Not a Maillart among them. Tragic. EDIT: So Robert Maillart was a Swiss bridge engineer who pretty much broke every rule there was to bridge building. He winged it. He said "looks good enough" and he was always right. It wasn't until the invention of Finite Element Analysis in the late '60s that it was possible to run the equations necessary to verify that his bridges were every bit as strong as they needed to be. And he was baller. I mean, he'd do shit like curve in free space over crevasses: This is mostly a list of "mundane bridges in pretty places." Maillart made beautiful bridges.

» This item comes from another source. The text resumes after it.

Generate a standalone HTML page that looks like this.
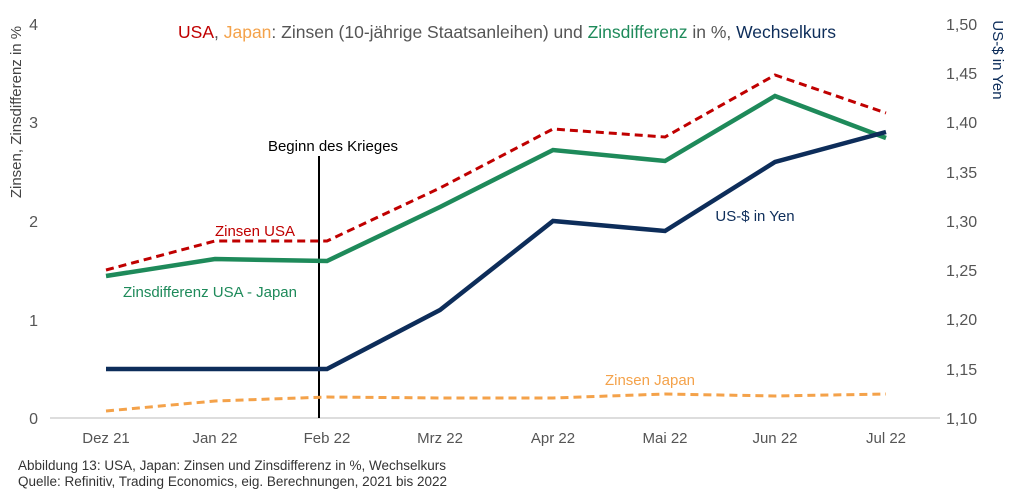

I disagree -- there's an art to fitting the bridge into the locale. The bridges aren't technically impressive (except maybe the one constructed from roots?) but they certainly aren't mundane. I think they were going for a fantasy theme and Maillart looks more like scifi.This is mostly a list of "mundane bridges in pretty places."
To be fair: they titled it "20 mystical bridges that will transport you to another world." Which Maillart will never do. He was a poured concrete dude, and Swiss besides. You titled it "20 beautiful bridges". I checked it on my phone and didn't look at the title they used. You're right - by their criteria, Maillart doesn't belong. But I still insist that Maillart's actual bridges are more beautiful than these. These bridges are largely mundane. And they're all footbridges.
I'm old fashioned so I like footbridges, but I still would never associate 'lack of technical proficiency' with 'mundane'. Also -- disclosure! -- I liked the list because I've crossed one of the bridges. I saw a large bridge this weekend, crossing the Rio Grande west of Taos. Nothing extra-special about it, but any well-made bridge that spans a thousand foot deep canyon is pretty damn cool.
I need to give props to the Swift River Bridge. It's a covered bridge in my wife's home town of Conway, New Hampshire. We got married on it.
The last one in the list, the Gapstow Bridge, is in Central Park. This is probably the most approachable of all of them for a North American.